▶ _Stated exercise_: Set down the records once more, please, exactly and with the pictures left out.

▶ _Records provided_:
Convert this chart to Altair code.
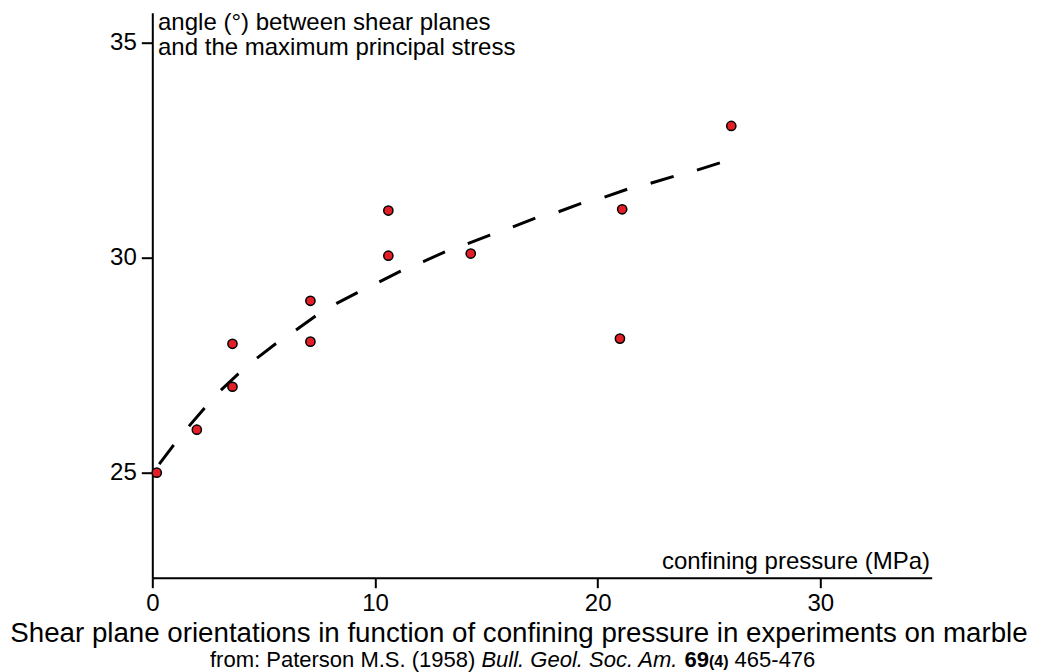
import altair as alt
import pandas as pd

# ---- data ----
pressure = [0.2, 2.0, 3.6, 3.6, 7.1, 7.1, 10.6, 10.6, 14.3, 21.1, 21.0, 26.0]
angle = [25.0, 26.0, 28.0, 27.0, 29.0, 28.05, 31.1, 30.05, 30.1, 31.13, 28.12, 33.07]

curve_x = [0.31, 0.94, 1.66, 2.32, 3.08, 3.86, 4.69, 5.54, 6.45, 7.34, 8.28, 9.21,
           10.19, 11.15, 12.17, 13.14, 14.12, 15.16, 16.18, 17.23, 18.23, 19.28,
           20.30, 21.35, 22.35, 23.43, 24.45, 25.49]
curve_y = [25.20, 25.63, 26.09, 26.49, 26.92, 27.30, 27.66, 28.00, 28.32, 28.65, 28.94, 29.19,
           29.44, 29.69, 29.91, 30.14, 30.32, 30.53, 30.72, 30.93, 31.07, 31.27,
           31.41, 31.60, 31.73, 31.90, 32.04, 32.21]

x_ticks = [0, 10, 20, 30]
y_ticks = [25, 30, 35]
x_domain = [0, 35]
y_domain = [22.556, 35.705]

y_title_lines = ["angle (°) between shear planes", "and the maximum principal stress"]
x_title = "confining pressure (MPa)"
main_title = "Shear plane orientations in function of confining pressure in experiments on marble"
sub_parts = ["from: Paterson M.S. (1958)", "Bull. Geol. Soc. Am.", "69", "(4)", "465-476"]

FONT = "Liberation Sans"
W, H = 779.4, 565

pts = pd.DataFrame({"pressure": pressure, "angle": angle})
curve = pd.DataFrame({"pressure": curve_x, "angle": curve_y})


def xenc():
    return alt.X("pressure:Q",
                 scale=alt.Scale(domain=x_domain, nice=False, zero=False),
                 axis=alt.Axis(values=x_ticks, title=None, grid=False, format="d",
                               labelFlush=False))


def yenc():
    return alt.Y("angle:Q",
                 scale=alt.Scale(domain=y_domain, nice=False, zero=False),
                 axis=alt.Axis(values=y_ticks, title=None, grid=False, format="d",
                               labelFlush=False))


line = alt.Chart(curve).mark_line(
    color="black", strokeWidth=3, strokeDash=[24, 24.2], strokeCap="butt"
).encode(x=xenc(), y=yenc())

points = alt.Chart(pts).mark_circle(
    size=85, color="#e41e26", stroke="black", strokeWidth=1.5, opacity=1
).encode(x=xenc(), y=yenc())


def label(text, px, py, size, style="normal", weight="normal", align="left"):
    return alt.Chart(pd.DataFrame({"t": [text]})).mark_text(
        align=align, baseline="alphabetic", fontSize=size, fontStyle=style,
        fontWeight=weight, font=FONT, color="black"
    ).encode(x=alt.value(px), y=alt.value(py), text="t:N")


SUB_Y = 654.3
texts = [
    label(y_title_lines[0], 5.7, 16.8, 24),
    label(y_title_lines[1], 5.7, 42.3, 24),
    label(x_title, 777.7, 556.3, 24, align="right"),
    label(main_title, 366.7, 629.5, 27.7, align="center"),
    label(sub_parts[0], 57.7, SUB_Y, 22),
    label(sub_parts[1], 329.1, SUB_Y, 22, style="italic"),
    label(sub_parts[2], 532.1, SUB_Y, 22, weight="bold"),
    label(sub_parts[3], 556.6, SUB_Y, 16, weight="bold"),
    label(sub_parts[4], 582.3, SUB_Y, 22),
]

chart = alt.layer(line, points, *texts).properties(
    width=W, height=H,
    autosize=alt.AutoSizeParams(type="none"),
    padding={"left": 144.3, "top": 4.7, "right": 99.3, "bottom": 94.3},
).configure_view(stroke=None).configure_axis(
    labelFont=FONT, labelFontSize=24, labelColor="black",
    domainColor="black", domainWidth=2, tickColor="black", tickWidth=2,
).configure_axisX(tickSize=10, labelPadding=4).configure_axisY(tickSize=11, labelPadding=5)

chart.save("out.html", embed_options={"renderer": "svg", "actions": False})
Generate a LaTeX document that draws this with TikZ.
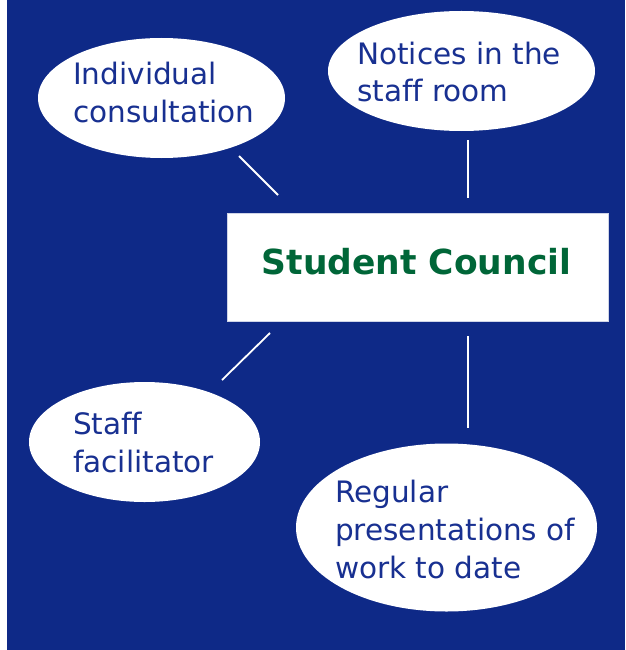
\documentclass[tikz,border=0pt]{standalone}
\usepackage{fontspec}
\setmainfont[Ligatures=NoCommon]{DejaVu Sans}
\usetikzlibrary{shapes.geometric}
\definecolor{bgblue}{RGB}{14,41,135}
\definecolor{txtblue}{RGB}{24,48,145}
\definecolor{scgreen}{RGB}{0,102,56}
\tikzset{
  bubble/.style={ellipse, fill=white, draw=none, inner sep=0pt},
  lbl/.style={anchor=base west, inner sep=0pt, text=txtblue, font=\fontsize{29.5}{38}\selectfont},
  link/.style={draw=white, line width=1.8pt},
  centerbox/.style={rectangle, fill=white, draw=white!80!bgblue, line width=0.6pt, inner sep=0pt,
     minimum width=381pt, minimum height=108pt},
  boxtext/.style={anchor=base, inner sep=0pt, text=scgreen, font=\bfseries\fontsize{34.5}{40}\selectfont}
}
\begin{document}
\begin{tikzpicture}[x=1pt,y=-1pt]
\useasboundingbox (0,0) rectangle (625,650);
\fill[white] (0,0) rectangle (625,650);
\fill[bgblue] (6.5,0) rectangle (625,650);

\node[centerbox] (sc) at (417.5,267) {};
\node[boxtext] (sct) at (416.5,274) {Student Council};

\node[bubble, minimum width=247pt, minimum height=120pt] (e1) at (161.5,98) {};
\node[bubble, minimum width=267pt, minimum height=120pt] (e2) at (461.5,71) {};
\node[bubble, minimum width=231pt, minimum height=120pt] (e3) at (144.5,442) {};
\node[bubble, minimum width=301pt, minimum height=168pt] (e4) at (446.5,527.5) {};

\node[lbl] (t1a) at (73,85) {Individual};
\node[lbl] (t1b) at (73,123) {consultation};
\node[lbl] (t2a) at (357,65) {Notices in the};
\node[lbl] (t2b) at (357,102) {staff room};
\node[lbl] (t3a) at (73,434) {Staff};
\node[lbl] (t3b) at (73,472) {facilitator};
\node[lbl] (t4a) at (335,502) {Regular};
\node[lbl] (t4b) at (335,540) {presentations of};
\node[lbl] (t4c) at (335,578) {work to date};

\coordinate (l1a) at (239,156);
\coordinate (l1b) at (278,195);
\coordinate (l2a) at (468,140);
\coordinate (l2b) at (468,198);
\coordinate (l3a) at (270,333);
\coordinate (l3b) at (222,380);
\coordinate (l4a) at (468,336);
\coordinate (l4b) at (468,428);
\draw[link] (l1a) -- (l1b);
\draw[link] (l2a) -- (l2b);
\draw[link] (l3a) -- (l3b);
\draw[link] (l4a) -- (l4b);
\end{tikzpicture}
\end{document}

▶ _Result of this task_:
Convert this chart to Altair code.
import altair as alt
import pandas as pd

# ---- data ----
pressure = [0.2, 2.0, 3.6, 3.6, 7.1, 7.1, 10.6, 10.6, 14.3, 21.1, 21.0, 26.0]
angle = [25.0, 26.0, 28.0, 27.0, 29.0, 28.05, 31.1, 30.05, 30.1, 31.13, 28.12, 33.07]

curve_x = [0.31, 0.94, 1.66, 2.32, 3.08, 3.86, 4.69, 5.54, 6.45, 7.34, 8.28, 9.21,
           10.19, 11.15, 12.17, 13.14, 14.12, 15.16, 16.18, 17.23, 18.23, 19.28,
           20.30, 21.35, 22.35, 23.43, 24.45, 25.49]
curve_y = [25.20, 25.63, 26.09, 26.49, 26.92, 27.30, 27.66, 28.00, 28.32, 28.65, 28.94, 29.19,
           29.44, 29.69, 29.91, 30.14, 30.32, 30.53, 30.72, 30.93, 31.07, 31.27,
           31.41, 31.60, 31.73, 31.90, 32.04, 32.21]

x_ticks = [0, 10, 20, 30]
y_ticks = [25, 30, 35]
x_domain = [0, 35]
y_domain = [22.556, 35.705]

y_title_lines = ["angle (°) between shear planes", "and the maximum principal stress"]
x_title = "confining pressure (MPa)"
main_title = "Shear plane orientations in function of confining pressure in experiments on marble"
sub_parts = ["from: Paterson M.S. (1958)", "Bull. Geol. Soc. Am.", "69", "(4)", "465-476"]

FONT = "Liberation Sans"
W, H = 779.4, 565

pts = pd.DataFrame({"pressure": pressure, "angle": angle})
curve = pd.DataFrame({"pressure": curve_x, "angle": curve_y})


def xenc():
    return alt.X("pressure:Q",
                 scale=alt.Scale(domain=x_domain, nice=False, zero=False),
                 axis=alt.Axis(values=x_ticks, title=None, grid=False, format="d",
                               labelFlush=False))


def yenc():
    return alt.Y("angle:Q",
                 scale=alt.Scale(domain=y_domain, nice=False, zero=False),
                 axis=alt.Axis(values=y_ticks, title=None, grid=False, format="d",
                               labelFlush=False))


line = alt.Chart(curve).mark_line(
    color="black", strokeWidth=3, strokeDash=[24, 24.2], strokeCap="butt"
).encode(x=xenc(), y=yenc())

points = alt.Chart(pts).mark_circle(
    size=85, color="#e41e26", stroke="black", strokeWidth=1.5, opacity=1
).encode(x=xenc(), y=yenc())


def label(text, px, py, size, style="normal", weight="normal", align="left"):
    return alt.Chart(pd.DataFrame({"t": [text]})).mark_text(
        align=align, baseline="alphabetic", fontSize=size, fontStyle=style,
        fontWeight=weight, font=FONT, color="black"
    ).encode(x=alt.value(px), y=alt.value(py), text="t:N")


SUB_Y = 654.3
texts = [
    label(y_title_lines[0], 5.7, 16.8, 24),
    label(y_title_lines[1], 5.7, 42.3, 24),
    label(x_title, 777.7, 556.3, 24, align="right"),
    label(main_title, 366.7, 629.5, 27.7, align="center"),
    label(sub_parts[0], 57.7, SUB_Y, 22),
    label(sub_parts[1], 329.1, SUB_Y, 22, style="italic"),
    label(sub_parts[2], 532.1, SUB_Y, 22, weight="bold"),
    label(sub_parts[3], 556.6, SUB_Y, 16, weight="bold"),
    label(sub_parts[4], 582.3, SUB_Y, 22),
]

chart = alt.layer(line, points, *texts).properties(
    width=W, height=H,
    autosize=alt.AutoSizeParams(type="none"),
    padding={"left": 144.3, "top": 4.7, "right": 99.3, "bottom": 94.3},
).configure_view(stroke=None).configure_axis(
    labelFont=FONT, labelFontSize=24, labelColor="black",
    domainColor="black", domainWidth=2, tickColor="black", tickWidth=2,
).configure_axisX(tickSize=10, labelPadding=4).configure_axisY(tickSize=11, labelPadding=5)

chart.save("out.html", embed_options={"renderer": "svg", "actions": False})
Generate a LaTeX document that draws this with TikZ.
\documentclass[tikz,border=0pt]{standalone}
\usepackage{fontspec}
\setmainfont[Ligatures=NoCommon]{DejaVu Sans}
\usetikzlibrary{shapes.geometric}
\definecolor{bgblue}{RGB}{14,41,135}
\definecolor{txtblue}{RGB}{24,48,145}
\definecolor{scgreen}{RGB}{0,102,56}
\tikzset{
  bubble/.style={ellipse, fill=white, draw=none, inner sep=0pt},
  lbl/.style={anchor=base west, inner sep=0pt, text=txtblue, font=\fontsize{29.5}{38}\selectfont},
  link/.style={draw=white, line width=1.8pt},
  centerbox/.style={rectangle, fill=white, draw=white!80!bgblue, line width=0.6pt, inner sep=0pt,
     minimum width=381pt, minimum height=108pt},
  boxtext/.style={anchor=base, inner sep=0pt, text=scgreen, font=\bfseries\fontsize{34.5}{40}\selectfont}
}
\begin{document}
\begin{tikzpicture}[x=1pt,y=-1pt]
\useasboundingbox (0,0) rectangle (625,650);
\fill[white] (0,0) rectangle (625,650);
\fill[bgblue] (6.5,0) rectangle (625,650);

\node[centerbox] (sc) at (417.5,267) {};
\node[boxtext] (sct) at (416.5,274) {Student Council};

\node[bubble, minimum width=247pt, minimum height=120pt] (e1) at (161.5,98) {};
\node[bubble, minimum width=267pt, minimum height=120pt] (e2) at (461.5,71) {};
\node[bubble, minimum width=231pt, minimum height=120pt] (e3) at (144.5,442) {};
\node[bubble, minimum width=301pt, minimum height=168pt] (e4) at (446.5,527.5) {};

\node[lbl] (t1a) at (73,85) {Individual};
\node[lbl] (t1b) at (73,123) {consultation};
\node[lbl] (t2a) at (357,65) {Notices in the};
\node[lbl] (t2b) at (357,102) {staff room};
\node[lbl] (t3a) at (73,434) {Staff};
\node[lbl] (t3b) at (73,472) {facilitator};
\node[lbl] (t4a) at (335,502) {Regular};
\node[lbl] (t4b) at (335,540) {presentations of};
\node[lbl] (t4c) at (335,578) {work to date};

\coordinate (l1a) at (239,156);
\coordinate (l1b) at (278,195);
\coordinate (l2a) at (468,140);
\coordinate (l2b) at (468,198);
\coordinate (l3a) at (270,333);
\coordinate (l3b) at (222,380);
\coordinate (l4a) at (468,336);
\coordinate (l4b) at (468,428);
\draw[link] (l1a) -- (l1b);
\draw[link] (l2a) -- (l2b);
\draw[link] (l3a) -- (l3b);
\draw[link] (l4a) -- (l4b);
\end{tikzpicture}
\end{document}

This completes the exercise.